George Hunt accused of assisting at savage hamatsa cannibal dances where human bodies were consumed!
I imagine Boas crowing with glee when first he did hear of it. He'll poke me, like a boy with a stick at a clam, till he has drawn all nourishment from its
telling. He'll glory in it, so he will. He will dissect me, measure me up like one of his skulls.

Yet the events what led up to the trial are still so scrambled in my head. David's death coming at the same time as the charges laid against me. The ritual they did accuse me of and the rituals of David's funeral all tangled together. David's death the beginning of it all. Big Mountain's suit of armour at the heart of those charges what was laid against me. A mess. A tangle indeed.

When I think on that, and on all my failings, and as I look to find some gleam of something—life? mercy? spirit?—in those black glass eyes, I realize it all does begin with yet an older tale.
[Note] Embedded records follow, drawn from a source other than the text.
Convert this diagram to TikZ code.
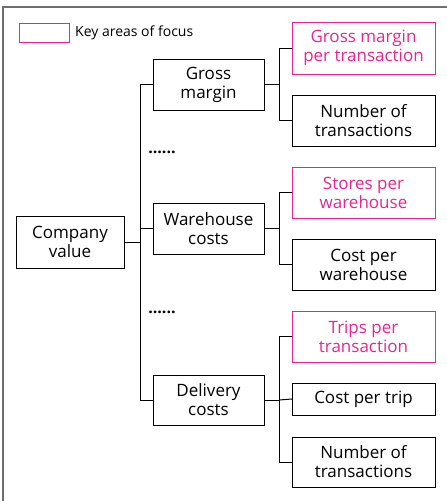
\documentclass[tikz,border=0pt]{standalone}
\usepackage{fontspec}
\setmainfont{Open Sans}
\usetikzlibrary{positioning}
\definecolor{focuspink}{RGB}{232,36,142}
\definecolor{framegray}{RGB}{110,110,110}
\tikzset{x=1pt,y=-1pt,
    line width=1.1pt,
    box/.style={draw,rectangle,align=center,inner sep=0pt,
        font=\fontsize{17}{19}\selectfont},
    midbox/.style={box,minimum width=111pt,minimum height=51pt},
    leafbox/.style={box,minimum width=143pt,minimum height=51pt},
    focus/.style={draw=focuspink,text=focuspink},
    link/.style={line width=1pt},
    dotsnode/.style={font=\fontsize{16}{16}\bfseries,inner sep=0pt}}

\begin{document}
\begin{tikzpicture}
\useasboundingbox (0,0) rectangle (447,501);
\draw[framegray,line width=1.5pt] (3,501) |- (447,7);
% legend
\node[draw=focuspink,minimum width=50pt,minimum height=19pt,inner sep=0pt] (key) at (44,32.5) {};
\node[anchor=west,inner sep=0pt,font=\fontsize{14}{16}\selectfont] (keytext) at (75,33) {Key areas of focus};
% tree
\node[box,minimum width=108pt,minimum height=52pt] (cv) at (70,242) {Company\\value};
\node[midbox] (gm) at (208.5,84.5) {Gross\\margin};
\node[midbox] (wh) at (208.5,228.5) {Warehouse\\costs};
\node[midbox,minimum height=50pt] (dc) at (208.5,400) {Delivery\\costs};
\node[leafbox,focus,minimum height=52pt] (gmpt) at (363.5,48) {Gross margin\\per transaction};
\node[leafbox] (nt1) at (363.5,120.5) {Number of\\transactions};
\node[leafbox,focus] (spw) at (363.5,192.5) {Stores per\\warehouse};
\node[leafbox] (cpw) at (363.5,264.5) {Cost per\\warehouse};
\node[leafbox,focus] (tpt) at (363.5,336.5) {Trips per\\transaction};
\node[leafbox,minimum height=32pt] (cpt) at (363.5,399) {Cost per trip};
\node[leafbox,minimum height=50pt] (nt2) at (363.5,462) {Number of\\transactions};
\node[dotsnode] (dots1) at (162,152) {......};
\node[dotsnode] (dots2) at (162,312) {......};
% connectors
\draw[link] (cv.east) -- ++(16,0) coordinate (trunk);
\draw[link] (trunk) |- (gm.west);
\draw[link] (trunk) |- (wh.west);
\draw[link] (trunk) |- (dc.west);
\foreach \p/\a/\b in {gm/gmpt/nt1,wh/spw/cpw,dc/tpt/nt2} {
  \draw[link] (\p.east) -- ++(15,0) coordinate (\p-fork);
  \draw[link] (\p-fork) |- (\a.west);
  \draw[link] (\p-fork) |- (\b.west);
}
\draw[link] (dc-fork) -- (cpt.west);
\end{tikzpicture}
\end{document}
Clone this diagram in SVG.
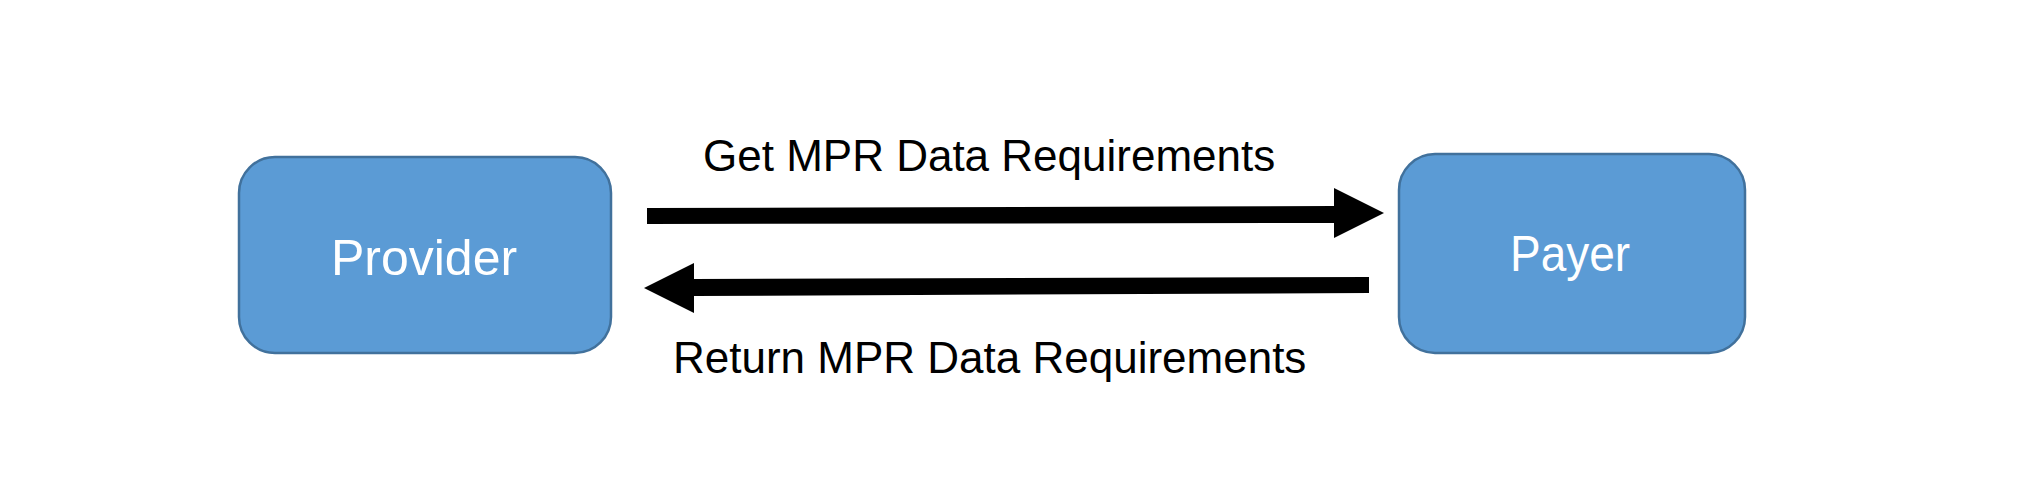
<svg xmlns="http://www.w3.org/2000/svg" width="2026" height="497" viewBox="0 0 2026 497">
<style>
.box{fill:#5B9BD5;stroke:#41719C;stroke-width:2.5}
.lbl{font-family:"Liberation Sans",Arial,sans-serif;font-size:50px;fill:#FFFFFF;text-anchor:middle}
.cap{font-family:"Liberation Sans",Arial,sans-serif;font-size:44px;fill:#000000}
.arr{fill:#000000}
</style>
<rect width="2026" height="497" fill="#FFFFFF"/>
<g id="provider">
<rect class="box" x="239" y="157" width="372" height="196" rx="36" ry="36"/>
<text class="lbl" x="424" y="275">Provider</text>
</g>
<g id="payer">
<rect class="box" x="1399" y="154" width="346" height="199" rx="36" ry="36"/>
<text class="lbl" x="1570" y="271" textLength="120" lengthAdjust="spacingAndGlyphs">Payer</text>
</g>
<g id="connectors">
<polygon class="arr" points="647,208 1334,206 1334,188 1384,213 1334,238 1334,223 647,224"/>
<polygon class="arr" points="1369,277 694,279 694,263 644,288 694,313 694,296 1369,293"/>
<text class="cap" x="703" y="171">Get MPR Data Requirements</text>
<text class="cap" x="673" y="373">Return MPR Data Requirements</text>
</g>
</svg>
It was full forty years ago and more, back when I was still a young man. At eighteen, I had come into my own by getting married. My wife was an Indian of high Kwagiulth stock—Kwakiutl, as Boas always writes the word—from one of the noble families back then in my village of Fort Rupert, at the north end of Vancouver Island, and I became a noble Indian myself by marrying her. My mother was of a tribe from further north, but my father was a white man. He was factor for the Hudson's Bay Company at Fort Rupert when I was growing up, before the company pulled out, bringing poverty on the people thereabouts. All of which is to say I am a half of each race, white and brown and maybe neither for being both. Growing up with such a mash of languages, I hardly know at times what dialect I am speaking in.

I had a friend whose name was Making-Alive. Some time after I was married, Making-Alive says to me, “Get up here to my village and we will teach you the ways of being a man of medicine, now that you is become a chieftain among the people, though you still be but a breed.”

I did not believe in the ways of the men of medicine. Shamans, as Boas calls them. The word's from out of Siberia or some such, and the Indians on our coast the same as the peoples of that far continent. It is all too strange.

Anyhow, I thought here is the perfect chance for me to learn their tricks and fraudery, and, after, to expose them for the liars and the cheats they are—me being half-bred to reason, as I might put it. So up I goes to
Making-Alive's village and learned all these tricks and words and games of making medicine.